▸ **RECORDS FOR THIS TASK**

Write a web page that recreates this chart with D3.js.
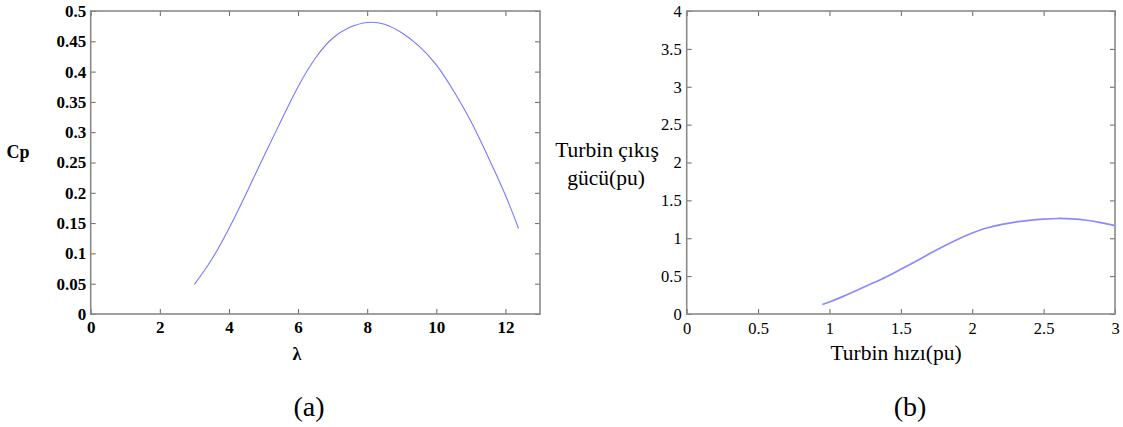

* * *

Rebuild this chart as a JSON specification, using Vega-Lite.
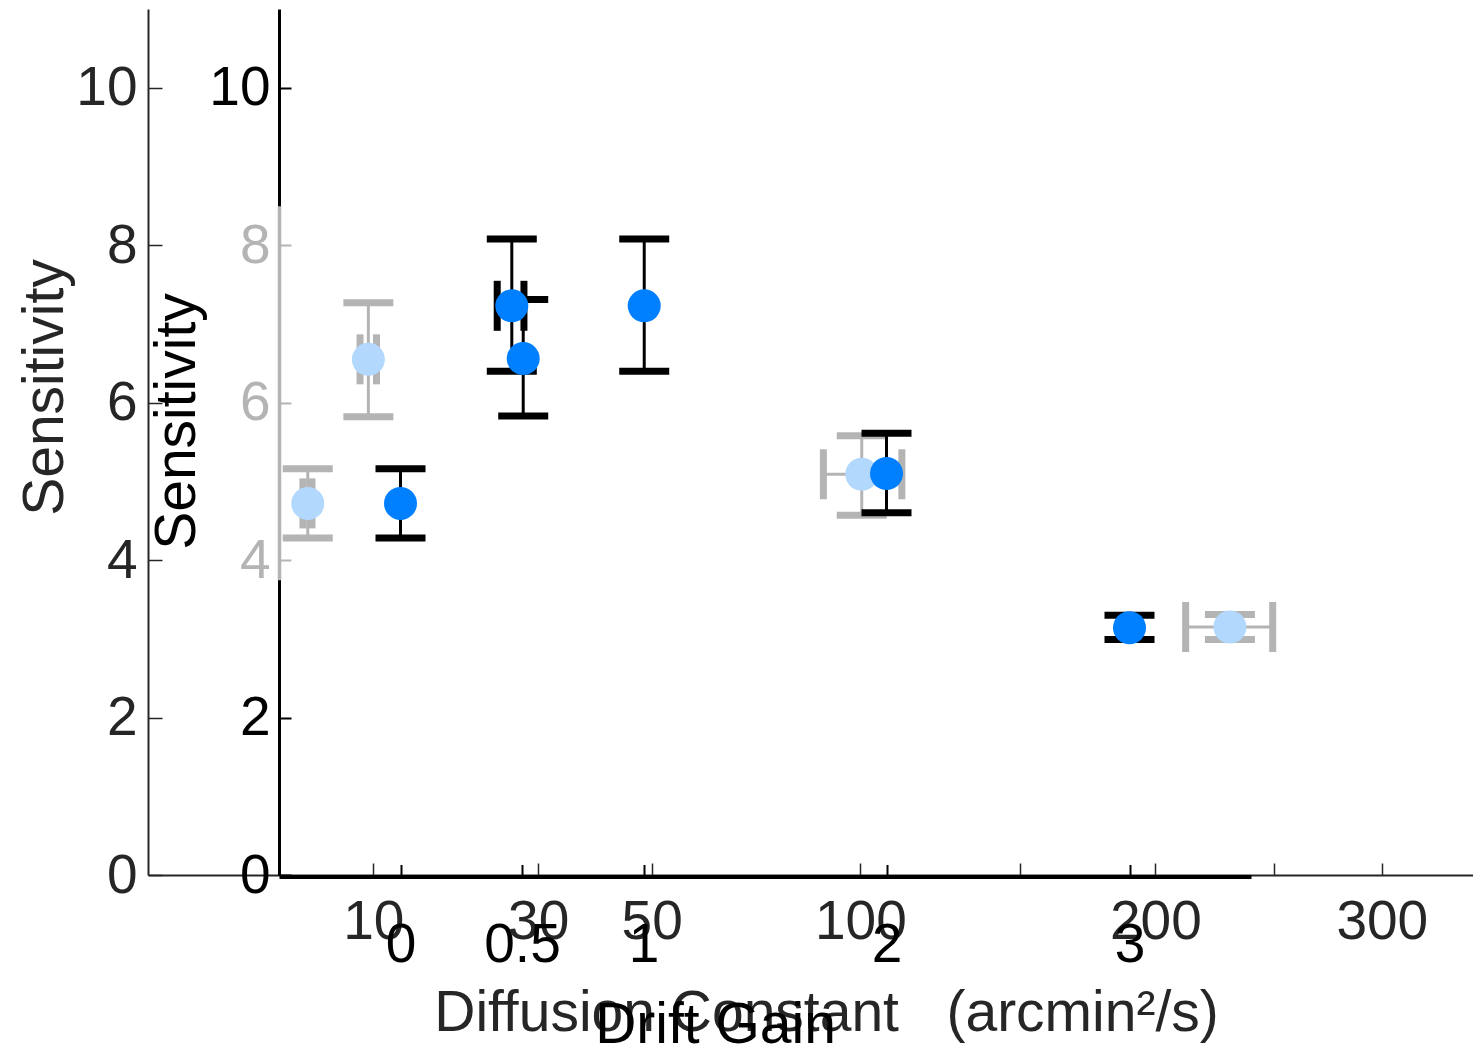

==

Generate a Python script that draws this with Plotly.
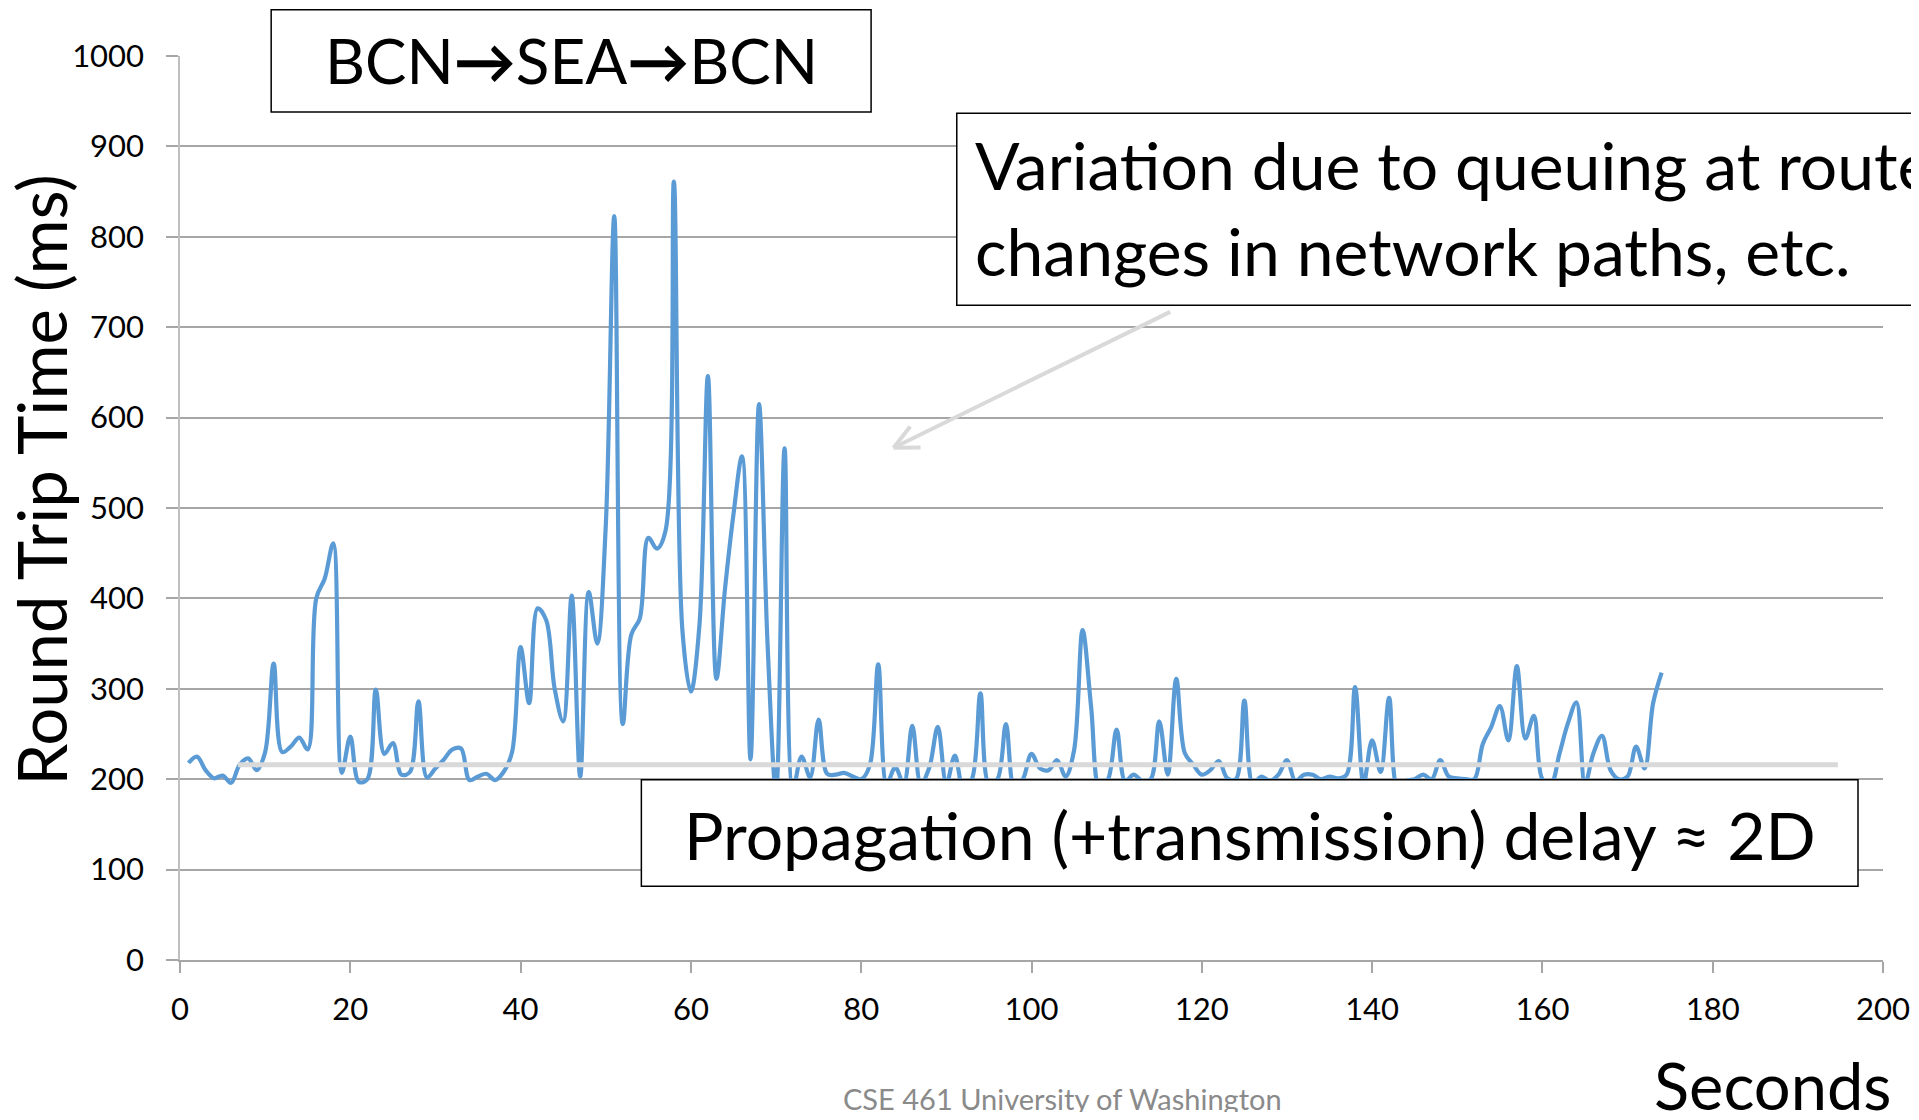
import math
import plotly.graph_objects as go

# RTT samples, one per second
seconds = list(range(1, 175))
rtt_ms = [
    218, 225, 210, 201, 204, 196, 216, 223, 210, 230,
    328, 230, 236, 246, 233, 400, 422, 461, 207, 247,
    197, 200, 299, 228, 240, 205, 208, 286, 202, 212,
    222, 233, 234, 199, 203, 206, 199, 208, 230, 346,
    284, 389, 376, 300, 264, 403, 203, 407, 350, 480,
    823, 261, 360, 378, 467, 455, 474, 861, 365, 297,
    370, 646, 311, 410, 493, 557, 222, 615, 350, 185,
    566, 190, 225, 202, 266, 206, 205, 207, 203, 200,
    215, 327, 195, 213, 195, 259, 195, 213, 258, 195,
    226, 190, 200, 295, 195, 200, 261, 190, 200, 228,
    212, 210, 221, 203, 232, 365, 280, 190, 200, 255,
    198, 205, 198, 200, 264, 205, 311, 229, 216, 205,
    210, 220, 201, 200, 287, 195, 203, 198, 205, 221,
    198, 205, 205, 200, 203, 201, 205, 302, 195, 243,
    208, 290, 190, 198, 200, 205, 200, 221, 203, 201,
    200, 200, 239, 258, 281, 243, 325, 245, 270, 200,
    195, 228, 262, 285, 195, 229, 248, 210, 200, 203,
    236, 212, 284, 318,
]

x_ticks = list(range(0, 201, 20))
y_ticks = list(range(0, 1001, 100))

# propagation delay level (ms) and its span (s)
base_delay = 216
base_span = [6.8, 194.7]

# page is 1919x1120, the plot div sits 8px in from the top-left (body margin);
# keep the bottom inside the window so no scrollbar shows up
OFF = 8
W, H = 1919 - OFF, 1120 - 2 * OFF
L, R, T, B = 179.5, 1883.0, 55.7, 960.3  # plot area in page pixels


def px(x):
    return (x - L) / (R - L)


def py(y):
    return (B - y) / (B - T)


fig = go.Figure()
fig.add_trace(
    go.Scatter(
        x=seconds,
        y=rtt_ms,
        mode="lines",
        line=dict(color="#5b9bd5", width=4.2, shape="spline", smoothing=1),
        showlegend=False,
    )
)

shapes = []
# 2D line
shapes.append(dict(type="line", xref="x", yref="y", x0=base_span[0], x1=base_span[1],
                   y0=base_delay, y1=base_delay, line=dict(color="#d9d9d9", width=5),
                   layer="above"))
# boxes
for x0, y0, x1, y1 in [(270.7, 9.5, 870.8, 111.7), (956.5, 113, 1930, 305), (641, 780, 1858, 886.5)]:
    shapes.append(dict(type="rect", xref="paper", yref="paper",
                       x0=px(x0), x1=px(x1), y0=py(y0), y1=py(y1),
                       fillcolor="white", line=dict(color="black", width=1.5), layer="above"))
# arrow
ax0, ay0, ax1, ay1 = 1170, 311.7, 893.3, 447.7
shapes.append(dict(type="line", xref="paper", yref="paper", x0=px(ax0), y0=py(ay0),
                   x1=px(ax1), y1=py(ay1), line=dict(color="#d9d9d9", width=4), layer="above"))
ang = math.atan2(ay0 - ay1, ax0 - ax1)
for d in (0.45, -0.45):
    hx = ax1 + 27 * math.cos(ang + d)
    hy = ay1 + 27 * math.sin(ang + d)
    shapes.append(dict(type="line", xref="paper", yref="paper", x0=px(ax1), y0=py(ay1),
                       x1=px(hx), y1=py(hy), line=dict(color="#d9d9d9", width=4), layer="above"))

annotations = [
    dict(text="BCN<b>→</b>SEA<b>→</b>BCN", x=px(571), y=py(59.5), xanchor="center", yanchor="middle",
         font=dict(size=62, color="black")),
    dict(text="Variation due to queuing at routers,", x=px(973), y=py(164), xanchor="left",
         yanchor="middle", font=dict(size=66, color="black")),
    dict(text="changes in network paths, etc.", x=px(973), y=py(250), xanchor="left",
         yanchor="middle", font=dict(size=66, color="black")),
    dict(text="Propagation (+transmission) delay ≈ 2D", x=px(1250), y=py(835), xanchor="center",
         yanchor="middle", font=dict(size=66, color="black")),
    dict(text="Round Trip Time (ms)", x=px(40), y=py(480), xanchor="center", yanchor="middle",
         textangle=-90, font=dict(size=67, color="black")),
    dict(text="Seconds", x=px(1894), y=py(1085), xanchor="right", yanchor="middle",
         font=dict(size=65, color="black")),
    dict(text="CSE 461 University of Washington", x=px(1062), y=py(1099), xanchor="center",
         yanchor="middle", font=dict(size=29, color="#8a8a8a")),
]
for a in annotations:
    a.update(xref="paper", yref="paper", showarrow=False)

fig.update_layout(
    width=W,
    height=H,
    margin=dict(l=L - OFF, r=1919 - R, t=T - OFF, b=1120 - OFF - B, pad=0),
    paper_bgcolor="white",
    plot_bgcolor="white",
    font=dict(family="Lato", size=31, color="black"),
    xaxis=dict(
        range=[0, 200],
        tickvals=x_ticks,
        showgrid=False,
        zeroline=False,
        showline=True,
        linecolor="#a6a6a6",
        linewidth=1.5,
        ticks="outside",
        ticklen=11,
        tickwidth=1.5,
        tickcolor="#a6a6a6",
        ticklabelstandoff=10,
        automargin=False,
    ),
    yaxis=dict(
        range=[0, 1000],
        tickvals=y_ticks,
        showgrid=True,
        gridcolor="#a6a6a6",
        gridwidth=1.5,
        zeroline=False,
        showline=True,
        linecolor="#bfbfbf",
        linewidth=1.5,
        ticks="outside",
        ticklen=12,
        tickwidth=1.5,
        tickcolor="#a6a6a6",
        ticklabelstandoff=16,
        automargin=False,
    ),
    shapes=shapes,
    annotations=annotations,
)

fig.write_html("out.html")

▸ **AIM**
Pick out all lines from the data above in which the word "that" appears.

▸ **EXERCISE ANSWER**
Write a web page that recreates this chart with D3.js.
Generate a Python script that draws this with Plotly.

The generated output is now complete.